A czy wszystko było jak należy?

- Można powiedzieć, że wszystko było jak należy, poza uchybieniami proceduralnymi, czyli bardziej polegającymi nie na tym, że źle coś robimy, ale że źle coś opisujemy czy nazywamy.

- Czyli co: niepotrzebnie wyrzucono dyrektora Pniewskiego?

- Na pracę dyrektora składają się różne rzeczy, nie tylko wynik kontroli. Taki wniosek byłby zbyt uproszczony.

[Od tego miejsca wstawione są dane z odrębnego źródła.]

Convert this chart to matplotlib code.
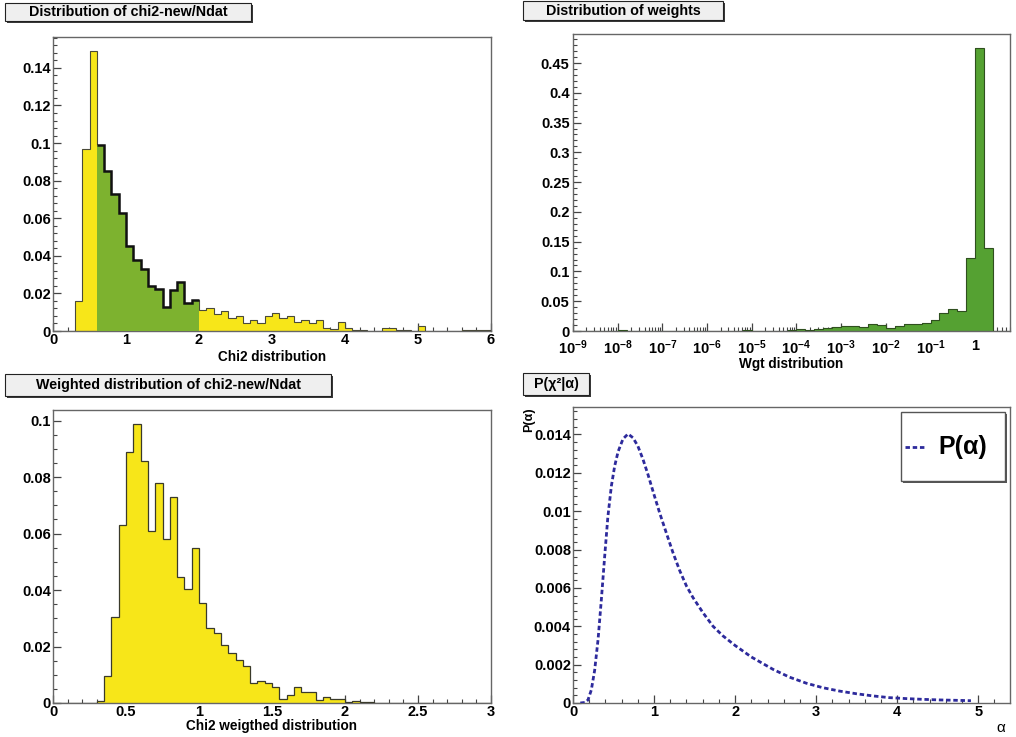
import numpy as np
import matplotlib
matplotlib.use("Agg")
import matplotlib.pyplot as plt
from matplotlib.patches import Rectangle
from matplotlib.lines import Line2D
from matplotlib.ticker import MultipleLocator, FormatStrFormatter, LogLocator, FixedLocator, FixedFormatter

plt.rcParams['font.family'] = ['Liberation Sans', 'DejaVu Sans']
plt.rcParams['font.weight'] = 'bold'
plt.rcParams['axes.labelweight'] = 'bold'
plt.rcParams['mathtext.fontset'] = 'custom'
plt.rcParams['mathtext.rm'] = 'Liberation Sans:bold'
plt.rcParams['mathtext.bf'] = 'Liberation Sans:bold'
plt.rcParams['mathtext.it'] = 'Liberation Sans:bold'

# ---------------- data ----------------
# Panel 1: chi2-new/Ndat, 60 bins of 0.1 on [0, 6]
chi2_range = (0.0, 6.0)
chi2_values = [0, 0, 0, 0.0157, 0.097, 0.149,
               0.099, 0.085, 0.073, 0.063, 0.045, 0.038, 0.033, 0.024, 0.0224, 0.013,
               0.022, 0.026, 0.015, 0.0167,
               0.011, 0.012, 0.0093, 0.0107, 0.007, 0.008, 0.004, 0.0057, 0.004, 0.008,
               0.0098, 0.007, 0.008, 0.0048, 0.0057, 0.0045, 0.0057, 0.0016, 0.001, 0.0048,
               0.0016, 0.0007, 0.0007, 0, 0, 0.0016, 0.0016, 0.0007, 0.0007, 0,
               0.0028, 0, 0, 0, 0, 0, 0.0007, 0.0007, 0.0007, 0.0007]
chi2_selected = (0.6, 2.0)   # highlighted (green) part

# Panel 2: weights, 49 bins of 0.2 in log10(w) starting at 1e-9
wgt_log_range = (-9.0, 0.8)
wgt_values = [0, 0.0005, 0.0008, 0.0008, 0.0008, 0.001, 0.0003, 0, 0, 0.0002,
              0, 0, 0, 0.0002, 0, 0.0003, 0.0008, 0.0008, 0.0008, 0.001,
              0.0005, 0, 0.0002,
              0.0004, 0.0012, 0.0030, 0.0023, 0.0040, 0.0056, 0.0068, 0.0080, 0.0090, 0.0068,
              0.0124, 0.0096, 0.0056, 0.0079, 0.0113, 0.0113, 0.0140, 0.0190, 0.0300, 0.0370,
              0.0335, 0.122, 0.475, 0.140, 0, 0]

# Panel 3: weighted chi2, 60 bins of 0.05 on [0, 3]
wchi2_range = (0.0, 3.0)
wchi2_values = [0, 0, 0, 0, 0, 0,
                0.0008, 0.0094, 0.0303, 0.063, 0.0888, 0.0988, 0.0857, 0.061, 0.0778, 0.058,
                0.0728, 0.0446, 0.0402, 0.0548, 0.0354, 0.0267, 0.0248, 0.0205, 0.0178, 0.0152,
                0.0132, 0.0071, 0.0077, 0.0070, 0.0055, 0.0013, 0.003, 0.0055, 0.0039, 0.0039,
                0.0009, 0.002, 0.0013, 0.0013, 0.0005, 0.0007, 0.0005, 0.0002, 0.0001, 0.0001,
                0.0001, 0.0001,
                0, 0, 0, 0, 0, 0, 0, 0, 0, 0, 0, 0]

# Panel 4: P(alpha)
alpha = [0.09, 0.15, 0.185, 0.226, 0.267, 0.309, 0.35, 0.39, 0.43, 0.473, 0.514, 0.556,
         0.617, 0.679, 0.74, 0.80, 0.864, 0.926, 1.0, 1.07, 1.152, 1.235, 1.317, 1.40,
         1.48, 1.605, 1.728, 1.85, 2.0, 2.2, 2.47, 2.67, 2.88, 3.08, 3.29, 3.5, 3.70,
         3.9, 4.11, 4.32, 4.52, 4.73, 4.91]
p_alpha = [0, 0.00003, 0.00016, 0.00068, 0.0017, 0.0033, 0.0054, 0.0076, 0.0097, 0.0113,
           0.01235, 0.0131, 0.01377, 0.01403, 0.01383, 0.0134, 0.0127, 0.0119, 0.01086,
           0.0099, 0.00886, 0.00782, 0.0069, 0.0061, 0.0055, 0.0047, 0.0040, 0.0035,
           0.0030, 0.0024, 0.00175, 0.00135, 0.00103, 0.0008, 0.00062, 0.00048, 0.00037,
           0.00028, 0.00023, 0.00019, 0.00016, 0.00014, 0.00012]

titles = ["Distribution of chi2-new/Ndat", "Distribution of weights",
          "Weighted distribution of chi2-new/Ndat", "P(\u03c7\u00b2|\u03b1)"]
xlabels = ["Chi2 distribution", "Wgt distribution", "Chi2 weigthed distribution", "\u03b1"]

# ---------------- style ----------------
W, H = 1016, 737
YELLOW = '#f7e619'
GREEN_SEL = '#7db22f'
GREEN = '#55a132'
LINE_BLUE = '#2d2a9c'

fig = plt.figure(figsize=(W / 100, H / 100), dpi=100)


def add_ax(l, t, r, b):
    return fig.add_axes([l / W, 1 - b / H, (r - l) / W, (b - t) / H])


def style(ax):
    for s in ax.spines.values():
        s.set_color('#666666')
        s.set_linewidth(1.0)
    ax.tick_params(which='both', direction='in', top=False, right=False,
                   color='#444444', labelsize=10.5, pad=1.5)
    ax.tick_params(which='major', length=5.5, width=0.9)
    ax.tick_params(which='minor', length=3, width=0.8)


def title_box(x0, y0, x1, y1, text):
    fig.patches.append(Rectangle(((x0 + 2) / W, 1 - (y1 + 2) / H), (x1 - x0) / W, (y1 - y0) / H,
                                 transform=fig.transFigure, facecolor='#3a3a3a',
                                 edgecolor='none', zorder=1))
    fig.patches.append(Rectangle((x0 / W, 1 - y1 / H), (x1 - x0) / W, (y1 - y0) / H,
                                 transform=fig.transFigure, facecolor='#efefef',
                                 edgecolor='#222222', linewidth=0.8, zorder=2))
    fig.text((x0 + x1) / 2 / W, 1 - (y0 + y1) / 2 / H, text, ha='center', va='center',
             fontsize=10.3, zorder=3)


# ---------- Panel 1 ----------
ax1 = add_ax(53, 37, 491, 331)
edges1 = np.linspace(chi2_range[0], chi2_range[1], len(chi2_values) + 1)
v1 = np.array(chi2_values)
ax1.stairs(v1, edges1, fill=True, color=YELLOW, zorder=2)
ax1.stairs(v1, edges1, color='#4a4a3a', linewidth=0.8, zorder=3)
sel = (edges1[:-1] >= chi2_selected[0] - 1e-9) & (edges1[1:] <= chi2_selected[1] + 1e-9)
idx = np.where(sel)[0]
e_sel = edges1[idx[0]:idx[-1] + 2]
ax1.stairs(v1[sel], e_sel, fill=True, color=GREEN_SEL, zorder=4)
ax1.stairs(v1[sel], e_sel, baseline=None, color='#111111', linewidth=1.8, zorder=5)
ax1.set_xlim(*chi2_range)
ax1.set_ylim(0, max(chi2_values) * 1.05)
ax1.xaxis.set_major_locator(MultipleLocator(1))
ax1.xaxis.set_minor_locator(MultipleLocator(0.2))
ax1.yaxis.set_major_locator(MultipleLocator(0.02))
ax1.yaxis.set_minor_locator(MultipleLocator(0.004))
ax1.xaxis.set_major_formatter(FormatStrFormatter('%g'))
ax1.yaxis.set_major_formatter(FormatStrFormatter('%g'))
style(ax1)
ax1.set_xlabel(xlabels[0], fontsize=9.8, labelpad=2)

# ---------- Panel 2 ----------
ax2 = add_ax(573, 34, 1010, 331)
edges2 = 10 ** np.linspace(wgt_log_range[0], wgt_log_range[1], len(wgt_values) + 1)
ax2.set_xscale('log')
ax2.stairs(wgt_values, edges2, fill=True, color=GREEN, zorder=2)
ax2.stairs(wgt_values, edges2, color='#2f4f1f', linewidth=0.8, zorder=3)
ax2.set_xlim(1e-9, 6.0)
ax2.set_ylim(0, max(wgt_values) * 1.05)
decades = list(range(-9, 1))
ax2.xaxis.set_major_locator(FixedLocator([10.0 ** d for d in decades]))
ax2.xaxis.set_major_formatter(FixedFormatter(
    [r'$10^{%d}$' % d if d != 0 else '1' for d in decades]))
ax2.xaxis.set_minor_locator(LogLocator(base=10, subs=np.arange(2, 10), numticks=40))
ax2.xaxis.set_minor_formatter(FixedFormatter([]))
ax2.yaxis.set_major_locator(MultipleLocator(0.05))
ax2.yaxis.set_minor_locator(MultipleLocator(0.01))
ax2.yaxis.set_major_formatter(FormatStrFormatter('%g'))
style(ax2)
ax2.tick_params(axis='x', pad=5.5)
ax2.tick_params(axis='y', pad=2.5)
ax2.set_xlabel(xlabels[1], fontsize=9.8, labelpad=0)

# ---------- Panel 3 ----------
ax3 = add_ax(53, 410, 491, 703)
edges3 = np.linspace(wchi2_range[0], wchi2_range[1], len(wchi2_values) + 1)
ax3.stairs(wchi2_values, edges3, fill=True, color=YELLOW, zorder=2)
ax3.stairs(wchi2_values, edges3, color='#3a3a2a', linewidth=0.9, zorder=3)
ax3.set_xlim(*wchi2_range)
ax3.set_ylim(0, max(wchi2_values) * 1.05)
ax3.xaxis.set_major_locator(MultipleLocator(0.5))
ax3.xaxis.set_minor_locator(MultipleLocator(0.1))
ax3.yaxis.set_major_locator(MultipleLocator(0.02))
ax3.yaxis.set_minor_locator(MultipleLocator(0.005))
ax3.xaxis.set_major_formatter(FormatStrFormatter('%g'))
ax3.yaxis.set_major_formatter(FormatStrFormatter('%g'))
style(ax3)
ax3.set_xlabel(xlabels[2], fontsize=9.8, labelpad=0)

# ---------- Panel 4 ----------
ax4 = add_ax(573, 407, 1010, 703)
ax4.plot(alpha, p_alpha, color=LINE_BLUE, linewidth=2.0, linestyle=(0, (1.6, 1.0)), zorder=3)
span = max(alpha) - min(alpha)
ax4.set_xlim(0, max(alpha) + 0.1 * span)
ax4.set_ylim(0, max(p_alpha) * 1.1)
ax4.xaxis.set_major_locator(MultipleLocator(1))
ax4.xaxis.set_minor_locator(MultipleLocator(0.2))
ax4.yaxis.set_major_locator(MultipleLocator(0.002))
ax4.yaxis.set_minor_locator(MultipleLocator(0.0004))
ax4.xaxis.set_major_formatter(FormatStrFormatter('%g'))
ax4.yaxis.set_major_formatter(FormatStrFormatter('%g'))
style(ax4)
fig.text(1005 / W, 1 - 728 / H, xlabels[3], ha='right', va='center', fontsize=11,
         fontweight='normal')
fig.text(529 / W, 1 - 407 / H, "P(\u03b1)", ha='center', va='top', rotation=90,
         fontsize=9)

# legend box
lx0, ly0, lx1, ly1 = 901, 412, 1005, 481
fig.patches.append(Rectangle(((lx0 + 1.5) / W, 1 - (ly1 + 1.5) / H), (lx1 - lx0) / W, (ly1 - ly0) / H,
                             transform=fig.transFigure, facecolor='#555555', edgecolor='none',
                             zorder=5))
fig.patches.append(Rectangle((lx0 / W, 1 - ly1 / H), (lx1 - lx0) / W, (ly1 - ly0) / H,
                             transform=fig.transFigure, facecolor='white', edgecolor='#555555',
                             linewidth=1.0, zorder=6))
fig.lines.append(Line2D([905 / W, 924 / W], [1 - 447 / H, 1 - 447 / H], transform=fig.transFigure,
                        color=LINE_BLUE, linewidth=2.0, linestyle=(0, (1.6, 1.0)), zorder=7))
fig.text(963 / W, 1 - 447 / H, "P(\u03b1)", ha='center', va='center', fontsize=18, zorder=8)

# titles
title_box(5, 3, 251, 21, titles[0])
title_box(523, 1, 723, 20, titles[1])
title_box(5, 374, 331, 396, titles[2])
title_box(523, 373, 589, 395, titles[3])

fig.savefig("out.png", dpi=100)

Dyrektor Malicki dodaje, że stara się doprowadzić do porozumienia. A jest z tym środowiskiem związany od zawsze. Umowa z zakładem Obojno była korzystna dla rolników: już wyłączono więcej jak 30 proc. i ma zamiar wyłączyć więcej.

- My ze spółką w twardych negocjacjach kroimy każdy hektar, żeby rolnikom dać, umożliwić zakup – a rolnicy mimo to nie kupują. Spółka oddała 250 ha, które będą na sprzedaż w listopadzie, kolejne 120 ha będzie w przetargach na krótkoterminową dzierżawę w październiku jeszcze. Oni kupią niewiele ponad 300, a resztę my wyłączymy i znowu będzie oferta dla rolników. To jest nasze zamierzenie.

Jak dodaje Malicki, jest zagrożenie, że jeżeli „Zakład Rolny Obojno skieruje sprawę do sądu, to my wrócimy do tych 30 proc., które jest ustawowe.”

Tylko około 1/3 ziemi Zakładu Rolnego Obojno zostanie więc kupione w zakładzie – a mogło być odwrotnie, bo tylko tyle mogło być oddane na sprzedaż.

A czy dyrektor Malicki – skoro tak zabiega o zwiększenie wydzielenia poza nawet ustawowy obowiązek – ma świadomość tego, że protestujący rolnicy mają rację?

- Mają rację, oczywiście, że mają rację, ale to ich nie upoważnia do tego, żeby łamali prawo. To co robią w tej chwili na polu to jest łamanie prawa.